Wir können uns dann fragen, ob wir wirklich bereit sind, Teile unseres Lebens für die Anerkennung und Zuneigung von anderen Menschen zu verkaufen. Ist das wirklich ein fairer Handel? Schließlich geht es um unser eigenes Leben, für das wir selbst die unmittelbare Verantwortung tragen. Und wir selber haben alle Folgen zu tragen, wenn dieses Leben misslingt oder zumindest in wichtigen Teilen freudlos und unerfüllt bleibt.

Wir sind unseren Eltern und allen anderen Vorbildern und Leitfiguren nicht zu einer bestimmten Lebensführung verpflichtet. Sie haben ihr Leben, das sie in ihrer Verantwortung führen und wir haben für unser Leben die Berufung, etwas ganz Neues zu erschaffen. Dieser neue Entwurf wird sich immer auch an Elementen orientieren, die andere schon voher gelebt haben, aber er soll und muss unsere eigene ganz individuelle Handschrift tragen und unsere eigene ganz individuelle Form finden. 

Wenn wir uns selber vergegenwärtigen, was wir eigentlich von unseren Kindern erwarten, ist es nicht, dass sie unsere ungelebten Ambitionen ausführen, sondern dass sie das leben, was ihren inneren Anlagen und ihrem eigenen Wesen entspricht, dass sie das leben, was sie selbst glücklich macht. Als Eltern wollen wir für unsere Kinder nur dieses: ihr ganz eigenes Glück.
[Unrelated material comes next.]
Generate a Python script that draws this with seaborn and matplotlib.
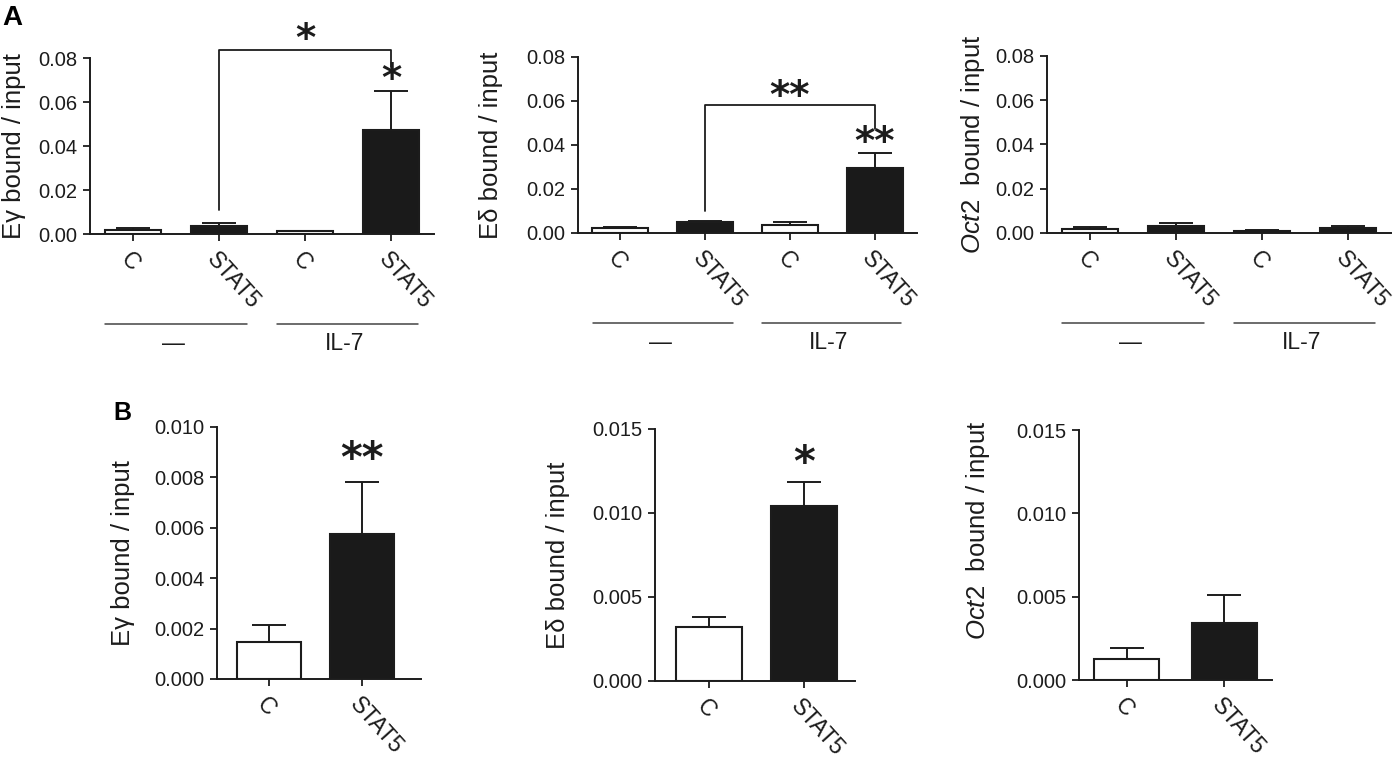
import numpy as np
import pandas as pd
import matplotlib
matplotlib.use("Agg")
import matplotlib.pyplot as plt
import matplotlib.transforms as mtransforms
import seaborn as sns

# ---------------- data ----------------
# Panel A (four conditions: antibody x treatment)
a_keys = ["C_none", "STAT5_none", "C_IL7", "STAT5_IL7"]
a_antibody = ["C", "STAT5", "C", "STAT5"]
a_groups = ["\u2014", "IL-7"]

a_eg_mean = [0.0020, 0.0038, 0.0012, 0.0474]
a_eg_err = [0.0006, 0.0010, 0.0003, 0.0178]
a_ed_mean = [0.0024, 0.0048, 0.0036, 0.0296]
a_ed_err = [0.0005, 0.0006, 0.0015, 0.0066]
a_oct_mean = [0.0018, 0.0033, 0.0008, 0.0023]
a_oct_err = [0.0009, 0.0014, 0.0004, 0.0009]

# Panel B (two antibodies)
b_keys = ["C", "STAT5"]
b_antibody = ["C", "STAT5"]
b_eg_mean = [0.00148, 0.00575]
b_eg_err = [0.00067, 0.00205]
b_ed_mean = [0.0032, 0.01043]
b_ed_err = [0.0006, 0.00143]
b_oct_mean = [0.00124, 0.00342]
b_oct_err = [0.00066, 0.00166]

a_yticks = [0.00, 0.02, 0.04, 0.06, 0.08]
b_eg_yticks = [0.000, 0.002, 0.004, 0.006, 0.008, 0.010]
b_ed_yticks = [0.000, 0.005, 0.010, 0.015]

fill = {"C": "white", "STAT5": "#1a1a1a"}

# ---------------- style ----------------
sns.set_theme(style="ticks")
plt.rcParams["font.family"] = ["Liberation Sans", "DejaVu Sans"]
plt.rcParams["mathtext.fontset"] = "custom"
plt.rcParams["mathtext.rm"] = "Liberation Sans"
plt.rcParams["mathtext.it"] = "Liberation Sans:italic"
INK = "#1c1c1c"

fig = plt.figure(figsize=(13.98, 7.70), dpi=100)
W, H = 1398.0, 770.0


def axes_px(left, right, top, bottom):
    return fig.add_axes([left / W, 1 - bottom / H, (right - left) / W, (bottom - top) / H])


def draw_panel(ax, keys, antibody, means, errs, width, yticks, fmt, xlim, ylabel,
               label_x, label_y=0.5):
    df = pd.DataFrame({"key": keys, "antibody": antibody, "value": means})
    pal = {k: fill[a] for k, a in zip(keys, antibody)}
    sns.barplot(data=df, x="key", y="value", hue="key", order=keys, hue_order=keys,
                palette=pal, edgecolor=INK, linewidth=1.5, width=width,
                errorbar=None, legend=False, saturation=1, ax=ax)
    n = len(keys)
    ax.errorbar(np.arange(n), means, yerr=[np.zeros(n), errs], fmt="none",
                ecolor=INK, elinewidth=1.4, capsize=12, capthick=1.4, zorder=3)
    ax.set_xlim(*xlim)
    ax.set_ylim(yticks[0], yticks[-1])
    ax.set_yticks(yticks)
    ax.set_yticklabels([fmt.format(v) for v in yticks], fontsize=14.5, color=INK)
    ax.set_xticks(np.arange(n))
    ax.set_xticklabels(antibody, fontsize=16.5, color=INK, rotation=-48,
                       ha="left", va="top", rotation_mode="anchor")
    ax.set_xlabel("")
    ax.set_ylabel(ylabel, fontsize=18.5, color=INK)
    ax.yaxis.set_label_coords(label_x, label_y)
    sns.despine(ax=ax)
    for s in ("left", "bottom"):
        ax.spines[s].set_linewidth(1.4)
        ax.spines[s].set_color(INK)
    ax.tick_params(axis="both", length=5, width=1.3, color=INK, pad=4)
    ax.tick_params(axis="x", pad=5)
    ax.set_facecolor("white")


def star(ax, x, y, s, size=28):
    ax.text(x, y, s, ha="center", va="center", fontsize=size, fontweight="bold",
            color=INK, clip_on=False, family="DejaVu Sans")


def bracket(ax, x0, x1, y0, ytop, y1):
    ax.plot([x0, x0, x1, x1], [y0, ytop, ytop, y1], color=INK, lw=1.3,
            clip_on=False, zorder=4)


def groups(ax):
    tr = mtransforms.blended_transform_factory(ax.transData, ax.transAxes)
    spans = [(-0.32, 1.33), (1.67, 3.31)]
    for (x0, x1), g in zip(spans, a_groups):
        ax.plot([x0, x1], [-0.51, -0.51], color="#444444", lw=1.1, transform=tr,
                clip_on=False)
        ax.text((x0 + x1) / 2 - 0.03, -0.62, g, transform=tr, ha="center", va="center",
                fontsize=16.5, color=INK)


# ---------------- panel A ----------------
axA1 = axes_px(90, 434, 58, 234)
draw_panel(axA1, a_keys, a_antibody, a_eg_mean, a_eg_err, 0.66, a_yticks, "{:.2f}",
           (-0.5, 3.5), "E\u03b3 bound / input", -0.186)
bracket(axA1, 1, 3, 0.011, 0.0835, 0.076)
star(axA1, 2, 0.0880, "*")
star(axA1, 3, 0.0700, "*")
groups(axA1)

axA2 = axes_px(578, 917, 57, 233)
draw_panel(axA2, a_keys, a_antibody, a_ed_mean, a_ed_err, 0.66, a_yticks, "{:.2f}",
           (-0.5, 3.5), "E\u03b4 bound / input", -0.221)
bracket(axA2, 1, 3, 0.0098, 0.058, 0.0475)
star(axA2, 2, 0.0620, "**")
star(axA2, 3, 0.0410, "**")
groups(axA2)

axA3 = axes_px(1047, 1391, 56, 233)
draw_panel(axA3, a_keys, a_antibody, a_oct_mean, a_oct_err, 0.66, a_yticks, "{:.2f}",
           (-0.5, 3.5), "$\\mathit{Oct2}$  bound / input", -0.174)
groups(axA3)

# ---------------- panel B ----------------
axB1 = axes_px(217, 421, 427, 679)
draw_panel(axB1, b_keys, b_antibody, b_eg_mean, b_eg_err, 0.69, b_eg_yticks, "{:.3f}",
           (-0.56, 1.63), "E\u03b3 bound / input", -0.40)
star(axB1, 1, 0.0087, "**", size=30)

axB2 = axes_px(655, 855, 429, 681)
draw_panel(axB2, b_keys, b_antibody, b_ed_mean, b_ed_err, 0.69, b_ed_yticks, "{:.3f}",
           (-0.57, 1.54), "E\u03b4 bound / input", -0.425)
star(axB2, 1, 0.0129, "*", size=30)

axB3 = axes_px(1079, 1272, 430, 680)
draw_panel(axB3, b_keys, b_antibody, b_oct_mean, b_oct_err, 0.67, b_ed_yticks, "{:.3f}",
           (-0.49, 1.49), "$\\mathit{Oct2}$  bound / input", -0.45, 0.6)

# panel letters
fig.text(2 / W, 1 - 25 / H, "A", fontsize=20, fontweight="bold", color="black",
         va="baseline", ha="left")
fig.text(113 / W, 1 - 420 / H, "B", fontsize=18, fontweight="bold", color="black",
         va="baseline", ha="left")

fig.savefig("out.png", dpi=100, facecolor="white")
Und wir wünschen uns sehnlich, dass sie frei seien von allen Ambitionen, die wir möglicherweise unbewusst auf sie übertragen haben könnten.

Also können wir hier und jetzt anfangen, uns vom Ballast der Erwartungen zu befreien und alle aus Anpassung übernommenen Ambitionen fallenzulassen. Dann werden unsere Bestrebungen von luftigen und flüchtigen Gebilden zu klaren Richtlinien unseres Lebens, getragen und geleitet von einem kraftvollen Willen.